**WHAT YOU WILL DO:**
Quote every line of the data below as it stands, omitting pictures.

Records with drawing code
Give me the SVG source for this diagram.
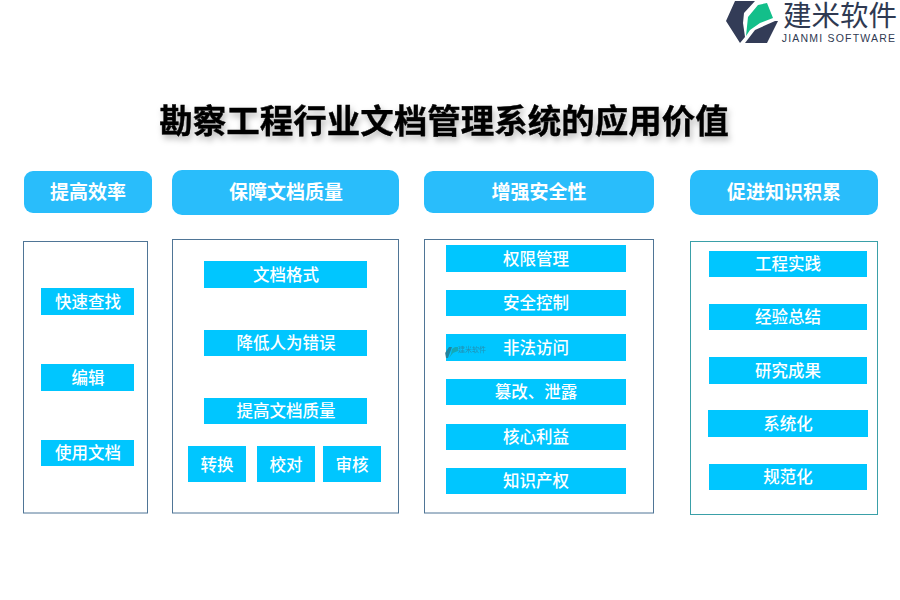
<svg xmlns="http://www.w3.org/2000/svg" width="900" height="600" viewBox="0 0 900 600">
<defs>
<style>
text{font-family:"Noto Sans CJK SC","Noto Sans",sans-serif;text-anchor:middle}
.h rect{fill:#29bdfb}
.h text{font-size:19px;font-weight:700;fill:#fff;transform:translateY(.7px)}
.p{fill:#fff;stroke:#4f7596;stroke-width:1}
.i{fill:#00c6ff}
.t{font-size:16.500px;fill:#fff;font-weight:500;transform:translateY(.5px)}
</style>
<filter id="s" x="-5%" y="-30%" width="110%" height="170%"><feDropShadow dx="2" dy="4" stdDeviation="3" flood-color="#000" flood-opacity=".28"/></filter>
</defs>
<rect width="900" height="600" fill="#fff"/>
<g id="logo">
<path d="M735 1H755L744 13L743 23L745 37L740 43L726 21Z" fill="#333c57"/>
<path d="M746 36L748 17L758 5L767 3L773 18L760 23L750 30Z" fill="#13bf8a"/>
<path d="M745 43L755 30L775 21H778L767 43Z" fill="#333c57"/>
<text x="840" y="25.500" style="font-size:28.500px;fill:#2f3a52">建米软件</text>
<text x="839" y="42" style="font-family:'Liberation Sans',sans-serif;font-size:10.500px;fill:#2f3a52;letter-spacing:1.200px">JIANMI SOFTWARE</text>
</g>
<text id="title" x="444" y="133" filter="url(#s)" style="font-size:33.500px;font-weight:700;fill:#000;stroke:#000;stroke-width:.4">勘察工程行业文档管理系统的应用价值</text>
<g id="col1">
<g class="h"><rect x="24" y="171" width="128" height="42" rx="9"/><text x="88" y="198">提高效率</text></g>
<rect class="p" x="23.500" y="241.500" width="124" height="271.500"/>
<rect class="i" x="41" y="288" width="93" height="27"/><text class="t" x="88" y="307">快速查找</text>
<rect class="i" x="41" y="364" width="93" height="27"/><text class="t" x="88" y="383">编辑</text>
<rect class="i" x="41" y="440" width="93" height="26"/><text class="t" x="88" y="458">使用文档</text>
</g>
<g id="col2">
<g class="h"><rect x="172" y="170" width="227" height="45" rx="10"/><text x="286" y="198">保障文档质量</text></g>
<rect class="p" x="172.500" y="239.500" width="226" height="273.500"/>
<rect class="i" x="204" y="261" width="163" height="27"/><text class="t" x="286" y="280">文档格式</text>
<rect class="i" x="204" y="330" width="163" height="26"/><text class="t" x="286" y="348">降低人为错误</text>
<rect class="i" x="204" y="398" width="163" height="26"/><text class="t" x="286" y="416">提高文档质量</text>
<rect class="i" x="188" y="446" width="58" height="36"/><text class="t" x="217" y="470">转换</text>
<rect class="i" x="257" y="446" width="58" height="36"/><text class="t" x="286" y="470">校对</text>
<rect class="i" x="323" y="446" width="58" height="36"/><text class="t" x="352" y="470">审核</text>
</g>
<g id="col3">
<g class="h"><rect x="424" y="171" width="230" height="42" rx="9"/><text x="539" y="198">增强安全性</text></g>
<rect class="p" x="424.500" y="239.500" width="229" height="273.500"/>
<rect class="i" x="446" y="245" width="180" height="27"/><text class="t" x="536" y="264">权限管理</text>
<rect class="i" x="446" y="290" width="180" height="26"/><text class="t" x="536" y="308">安全控制</text>
<rect class="i" x="446" y="334" width="180" height="27"/><text class="t" x="536" y="353">非法访问</text>
<rect class="i" x="446" y="379" width="180" height="26"/><text class="t" x="536" y="397">篡改、泄露</text>
<rect class="i" x="446" y="424" width="180" height="26"/><text class="t" x="536" y="442">核心利益</text>
<rect class="i" x="446" y="468" width="180" height="26"/><text class="t" x="536" y="486">知识产权</text>
</g>
<g id="col4">
<g class="h"><rect x="690" y="170" width="188" height="45" rx="10"/><text x="784" y="198">促进知识积累</text></g>
<rect class="p" x="690.500" y="241.500" width="187" height="273" style="stroke:#3aa0a8"/>
<rect class="i" x="709" y="251" width="158" height="26"/><text class="t" x="788" y="269">工程实践</text>
<rect class="i" x="709" y="304" width="158" height="26"/><text class="t" x="788" y="322">经验总结</text>
<rect class="i" x="709" y="357" width="158" height="27"/><text class="t" x="788" y="376">研究成果</text>
<rect class="i" x="708" y="410" width="160" height="27"/><text class="t" x="788" y="429">系统化</text>
<rect class="i" x="709" y="464" width="158" height="26"/><text class="t" x="788" y="482">规范化</text>
</g>
<g id="watermark" opacity=".75">
<path d="M449 347h3l-4 11h-2l-1-5z" fill="#2d6f80"/>
<path d="M449 358l4-5 5-2v-4h-3l-3 2-1 5z" fill="#1aa0a0"/>
<text x="472" y="352" style="font-size:7px;fill:#2d7f9a">建米软件</text>
</g>
</svg>
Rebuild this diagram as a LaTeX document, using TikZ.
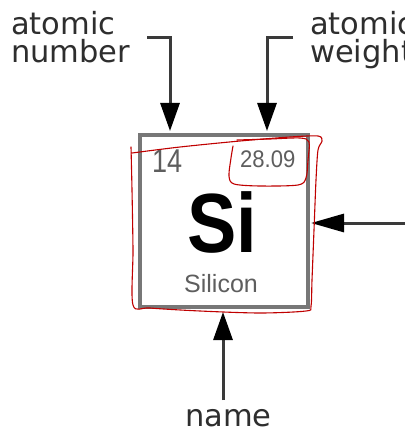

**WRITTEN ANSWER:**
Give me the SVG source for this diagram.
<svg xmlns="http://www.w3.org/2000/svg" width="900" height="600" viewBox="0 0 900 600">
<defs>
<style>
text{font-family:"Noto Sans CJK SC","Noto Sans",sans-serif;text-anchor:middle}
.h rect{fill:#29bdfb}
.h text{font-size:19px;font-weight:700;fill:#fff;transform:translateY(.7px)}
.p{fill:#fff;stroke:#4f7596;stroke-width:1}
.i{fill:#00c6ff}
.t{font-size:16.500px;fill:#fff;font-weight:500;transform:translateY(.5px)}
</style>
<filter id="s" x="-5%" y="-30%" width="110%" height="170%"><feDropShadow dx="2" dy="4" stdDeviation="3" flood-color="#000" flood-opacity=".28"/></filter>
</defs>
<rect width="900" height="600" fill="#fff"/>
<g id="logo">
<path d="M735 1H755L744 13L743 23L745 37L740 43L726 21Z" fill="#333c57"/>
<path d="M746 36L748 17L758 5L767 3L773 18L760 23L750 30Z" fill="#13bf8a"/>
<path d="M745 43L755 30L775 21H778L767 43Z" fill="#333c57"/>
<text x="840" y="25.500" style="font-size:28.500px;fill:#2f3a52">建米软件</text>
<text x="839" y="42" style="font-family:'Liberation Sans',sans-serif;font-size:10.500px;fill:#2f3a52;letter-spacing:1.200px">JIANMI SOFTWARE</text>
</g>
<text id="title" x="444" y="133" filter="url(#s)" style="font-size:33.500px;font-weight:700;fill:#000;stroke:#000;stroke-width:.4">勘察工程行业文档管理系统的应用价值</text>
<g id="col1">
<g class="h"><rect x="24" y="171" width="128" height="42" rx="9"/><text x="88" y="198">提高效率</text></g>
<rect class="p" x="23.500" y="241.500" width="124" height="271.500"/>
<rect class="i" x="41" y="288" width="93" height="27"/><text class="t" x="88" y="307">快速查找</text>
<rect class="i" x="41" y="364" width="93" height="27"/><text class="t" x="88" y="383">编辑</text>
<rect class="i" x="41" y="440" width="93" height="26"/><text class="t" x="88" y="458">使用文档</text>
</g>
<g id="col2">
<g class="h"><rect x="172" y="170" width="227" height="45" rx="10"/><text x="286" y="198">保障文档质量</text></g>
<rect class="p" x="172.500" y="239.500" width="226" height="273.500"/>
<rect class="i" x="204" y="261" width="163" height="27"/><text class="t" x="286" y="280">文档格式</text>
<rect class="i" x="204" y="330" width="163" height="26"/><text class="t" x="286" y="348">降低人为错误</text>
<rect class="i" x="204" y="398" width="163" height="26"/><text class="t" x="286" y="416">提高文档质量</text>
<rect class="i" x="188" y="446" width="58" height="36"/><text class="t" x="217" y="470">转换</text>
<rect class="i" x="257" y="446" width="58" height="36"/><text class="t" x="286" y="470">校对</text>
<rect class="i" x="323" y="446" width="58" height="36"/><text class="t" x="352" y="470">审核</text>
</g>
<g id="col3">
<g class="h"><rect x="424" y="171" width="230" height="42" rx="9"/><text x="539" y="198">增强安全性</text></g>
<rect class="p" x="424.500" y="239.500" width="229" height="273.500"/>
<rect class="i" x="446" y="245" width="180" height="27"/><text class="t" x="536" y="264">权限管理</text>
<rect class="i" x="446" y="290" width="180" height="26"/><text class="t" x="536" y="308">安全控制</text>
<rect class="i" x="446" y="334" width="180" height="27"/><text class="t" x="536" y="353">非法访问</text>
<rect class="i" x="446" y="379" width="180" height="26"/><text class="t" x="536" y="397">篡改、泄露</text>
<rect class="i" x="446" y="424" width="180" height="26"/><text class="t" x="536" y="442">核心利益</text>
<rect class="i" x="446" y="468" width="180" height="26"/><text class="t" x="536" y="486">知识产权</text>
</g>
<g id="col4">
<g class="h"><rect x="690" y="170" width="188" height="45" rx="10"/><text x="784" y="198">促进知识积累</text></g>
<rect class="p" x="690.500" y="241.500" width="187" height="273" style="stroke:#3aa0a8"/>
<rect class="i" x="709" y="251" width="158" height="26"/><text class="t" x="788" y="269">工程实践</text>
<rect class="i" x="709" y="304" width="158" height="26"/><text class="t" x="788" y="322">经验总结</text>
<rect class="i" x="709" y="357" width="158" height="27"/><text class="t" x="788" y="376">研究成果</text>
<rect class="i" x="708" y="410" width="160" height="27"/><text class="t" x="788" y="429">系统化</text>
<rect class="i" x="709" y="464" width="158" height="26"/><text class="t" x="788" y="482">规范化</text>
</g>
<g id="watermark" opacity=".75">
<path d="M449 347h3l-4 11h-2l-1-5z" fill="#2d6f80"/>
<path d="M449 358l4-5 5-2v-4h-3l-3 2-1 5z" fill="#1aa0a0"/>
<text x="472" y="352" style="font-size:7px;fill:#2d7f9a">建米软件</text>
</g>
</svg>
Rebuild this diagram as a LaTeX document, using TikZ.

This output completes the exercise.